##### Records for the task

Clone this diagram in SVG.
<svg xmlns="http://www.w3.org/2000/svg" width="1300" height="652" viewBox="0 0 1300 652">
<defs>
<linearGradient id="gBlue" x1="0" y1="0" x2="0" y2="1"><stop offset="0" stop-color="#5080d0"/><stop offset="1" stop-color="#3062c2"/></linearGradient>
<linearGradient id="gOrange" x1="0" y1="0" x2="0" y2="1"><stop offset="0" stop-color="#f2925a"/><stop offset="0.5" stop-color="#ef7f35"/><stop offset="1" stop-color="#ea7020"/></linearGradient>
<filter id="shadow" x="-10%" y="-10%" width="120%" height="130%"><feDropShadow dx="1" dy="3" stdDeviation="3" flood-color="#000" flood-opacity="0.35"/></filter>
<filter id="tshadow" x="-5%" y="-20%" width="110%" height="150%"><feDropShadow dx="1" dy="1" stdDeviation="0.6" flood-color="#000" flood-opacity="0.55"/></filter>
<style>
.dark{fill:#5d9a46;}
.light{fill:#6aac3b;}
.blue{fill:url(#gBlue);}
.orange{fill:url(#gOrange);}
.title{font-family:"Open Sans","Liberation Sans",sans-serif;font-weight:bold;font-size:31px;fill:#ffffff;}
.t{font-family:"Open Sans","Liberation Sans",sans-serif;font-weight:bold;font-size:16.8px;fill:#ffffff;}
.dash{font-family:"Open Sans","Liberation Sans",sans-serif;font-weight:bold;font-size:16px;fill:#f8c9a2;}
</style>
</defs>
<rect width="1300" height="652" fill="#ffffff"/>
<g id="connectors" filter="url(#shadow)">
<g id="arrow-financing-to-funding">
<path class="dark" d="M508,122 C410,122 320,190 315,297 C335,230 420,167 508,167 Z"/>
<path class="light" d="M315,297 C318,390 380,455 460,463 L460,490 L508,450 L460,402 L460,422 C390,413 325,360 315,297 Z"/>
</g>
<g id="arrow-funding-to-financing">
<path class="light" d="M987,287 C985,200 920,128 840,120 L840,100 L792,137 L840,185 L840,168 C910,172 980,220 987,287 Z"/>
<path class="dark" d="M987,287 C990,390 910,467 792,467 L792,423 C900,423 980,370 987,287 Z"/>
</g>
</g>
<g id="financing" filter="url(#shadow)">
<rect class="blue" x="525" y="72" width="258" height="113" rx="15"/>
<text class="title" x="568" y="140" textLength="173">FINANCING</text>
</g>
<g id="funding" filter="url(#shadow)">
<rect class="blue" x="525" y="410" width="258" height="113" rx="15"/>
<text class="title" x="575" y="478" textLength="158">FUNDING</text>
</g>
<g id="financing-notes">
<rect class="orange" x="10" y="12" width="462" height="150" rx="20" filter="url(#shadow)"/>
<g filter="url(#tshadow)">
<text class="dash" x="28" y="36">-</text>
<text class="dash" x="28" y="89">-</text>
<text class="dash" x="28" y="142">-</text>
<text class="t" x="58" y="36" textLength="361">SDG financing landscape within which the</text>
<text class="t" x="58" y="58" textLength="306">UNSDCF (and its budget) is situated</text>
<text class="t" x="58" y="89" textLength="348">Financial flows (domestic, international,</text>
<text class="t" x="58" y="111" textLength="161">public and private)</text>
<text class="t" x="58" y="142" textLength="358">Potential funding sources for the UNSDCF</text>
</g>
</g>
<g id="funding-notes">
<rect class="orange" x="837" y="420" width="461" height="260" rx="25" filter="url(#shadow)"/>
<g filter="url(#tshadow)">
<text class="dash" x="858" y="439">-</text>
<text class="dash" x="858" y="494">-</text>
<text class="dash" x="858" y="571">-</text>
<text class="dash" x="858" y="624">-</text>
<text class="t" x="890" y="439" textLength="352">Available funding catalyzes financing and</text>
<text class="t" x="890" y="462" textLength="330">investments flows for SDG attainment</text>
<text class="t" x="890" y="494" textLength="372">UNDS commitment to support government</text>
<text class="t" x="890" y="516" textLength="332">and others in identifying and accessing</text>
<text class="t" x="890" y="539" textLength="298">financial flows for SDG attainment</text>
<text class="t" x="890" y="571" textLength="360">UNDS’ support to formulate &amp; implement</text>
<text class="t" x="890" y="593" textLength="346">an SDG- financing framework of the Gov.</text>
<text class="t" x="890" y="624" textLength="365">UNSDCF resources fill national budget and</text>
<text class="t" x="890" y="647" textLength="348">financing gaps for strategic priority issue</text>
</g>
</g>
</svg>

##########
##### Records for the task

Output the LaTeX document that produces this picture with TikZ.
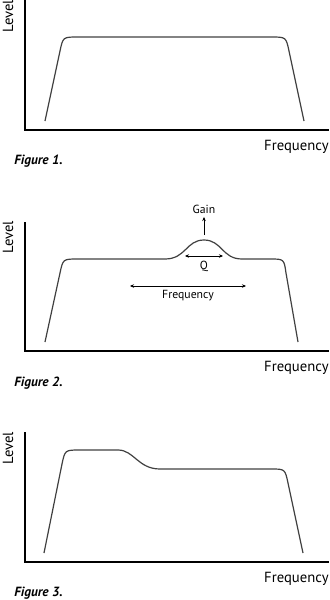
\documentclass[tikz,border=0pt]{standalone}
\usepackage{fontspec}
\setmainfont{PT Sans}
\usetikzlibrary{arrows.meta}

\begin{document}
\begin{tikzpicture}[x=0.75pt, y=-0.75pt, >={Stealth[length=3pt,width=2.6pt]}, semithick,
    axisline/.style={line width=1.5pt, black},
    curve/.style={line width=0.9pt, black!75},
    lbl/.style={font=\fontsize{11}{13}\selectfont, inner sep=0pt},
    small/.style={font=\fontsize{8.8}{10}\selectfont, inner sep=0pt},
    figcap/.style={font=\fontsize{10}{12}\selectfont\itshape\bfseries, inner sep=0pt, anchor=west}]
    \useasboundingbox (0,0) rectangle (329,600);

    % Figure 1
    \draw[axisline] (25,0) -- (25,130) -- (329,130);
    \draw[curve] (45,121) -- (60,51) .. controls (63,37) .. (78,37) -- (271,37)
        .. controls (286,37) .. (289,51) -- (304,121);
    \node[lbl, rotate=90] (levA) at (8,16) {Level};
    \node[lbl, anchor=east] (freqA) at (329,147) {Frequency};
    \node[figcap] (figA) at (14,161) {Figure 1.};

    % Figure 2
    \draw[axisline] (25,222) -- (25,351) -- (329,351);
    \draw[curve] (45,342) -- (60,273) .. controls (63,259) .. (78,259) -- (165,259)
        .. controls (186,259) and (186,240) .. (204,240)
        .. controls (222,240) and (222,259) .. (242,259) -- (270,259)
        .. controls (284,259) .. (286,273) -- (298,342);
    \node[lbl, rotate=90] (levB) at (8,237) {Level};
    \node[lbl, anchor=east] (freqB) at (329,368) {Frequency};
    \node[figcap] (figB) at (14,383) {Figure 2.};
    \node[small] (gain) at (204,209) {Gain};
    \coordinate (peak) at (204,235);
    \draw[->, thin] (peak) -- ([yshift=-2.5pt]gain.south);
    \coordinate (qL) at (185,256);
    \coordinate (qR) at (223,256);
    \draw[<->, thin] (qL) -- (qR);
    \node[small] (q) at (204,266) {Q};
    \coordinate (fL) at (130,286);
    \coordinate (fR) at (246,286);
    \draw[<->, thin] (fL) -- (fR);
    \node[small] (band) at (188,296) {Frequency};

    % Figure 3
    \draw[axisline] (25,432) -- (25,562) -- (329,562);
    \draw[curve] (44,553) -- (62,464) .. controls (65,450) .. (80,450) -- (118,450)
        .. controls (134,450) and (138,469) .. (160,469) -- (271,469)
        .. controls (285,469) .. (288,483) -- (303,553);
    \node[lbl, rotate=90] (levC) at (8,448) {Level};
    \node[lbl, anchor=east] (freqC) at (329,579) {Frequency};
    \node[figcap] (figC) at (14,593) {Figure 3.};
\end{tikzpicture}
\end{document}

##########
##### Records for the task

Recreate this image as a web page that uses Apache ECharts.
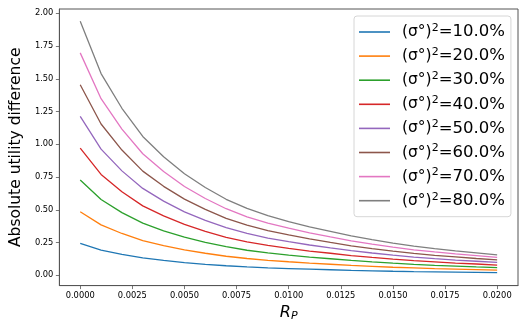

##########

#### The problem
Make an exact copy of the lines from the one that contains "Output the LaTeX" through the one that contains "(band) at (188,296)", both included, and no other lines. Pictures are skipped.

#### Answer to the problem
Output the LaTeX document that produces this picture with TikZ.
\documentclass[tikz,border=0pt]{standalone}
\usepackage{fontspec}
\setmainfont{PT Sans}
\usetikzlibrary{arrows.meta}

\begin{document}
\begin{tikzpicture}[x=0.75pt, y=-0.75pt, >={Stealth[length=3pt,width=2.6pt]}, semithick,
    axisline/.style={line width=1.5pt, black},
    curve/.style={line width=0.9pt, black!75},
    lbl/.style={font=\fontsize{11}{13}\selectfont, inner sep=0pt},
    small/.style={font=\fontsize{8.8}{10}\selectfont, inner sep=0pt},
    figcap/.style={font=\fontsize{10}{12}\selectfont\itshape\bfseries, inner sep=0pt, anchor=west}]
    \useasboundingbox (0,0) rectangle (329,600);

    % Figure 1
    \draw[axisline] (25,0) -- (25,130) -- (329,130);
    \draw[curve] (45,121) -- (60,51) .. controls (63,37) .. (78,37) -- (271,37)
        .. controls (286,37) .. (289,51) -- (304,121);
    \node[lbl, rotate=90] (levA) at (8,16) {Level};
    \node[lbl, anchor=east] (freqA) at (329,147) {Frequency};
    \node[figcap] (figA) at (14,161) {Figure 1.};

    % Figure 2
    \draw[axisline] (25,222) -- (25,351) -- (329,351);
    \draw[curve] (45,342) -- (60,273) .. controls (63,259) .. (78,259) -- (165,259)
        .. controls (186,259) and (186,240) .. (204,240)
        .. controls (222,240) and (222,259) .. (242,259) -- (270,259)
        .. controls (284,259) .. (286,273) -- (298,342);
    \node[lbl, rotate=90] (levB) at (8,237) {Level};
    \node[lbl, anchor=east] (freqB) at (329,368) {Frequency};
    \node[figcap] (figB) at (14,383) {Figure 2.};
    \node[small] (gain) at (204,209) {Gain};
    \coordinate (peak) at (204,235);
    \draw[->, thin] (peak) -- ([yshift=-2.5pt]gain.south);
    \coordinate (qL) at (185,256);
    \coordinate (qR) at (223,256);
    \draw[<->, thin] (qL) -- (qR);
    \node[small] (q) at (204,266) {Q};
    \coordinate (fL) at (130,286);
    \coordinate (fR) at (246,286);
    \draw[<->, thin] (fL) -- (fR);
    \node[small] (band) at (188,296) {Frequency};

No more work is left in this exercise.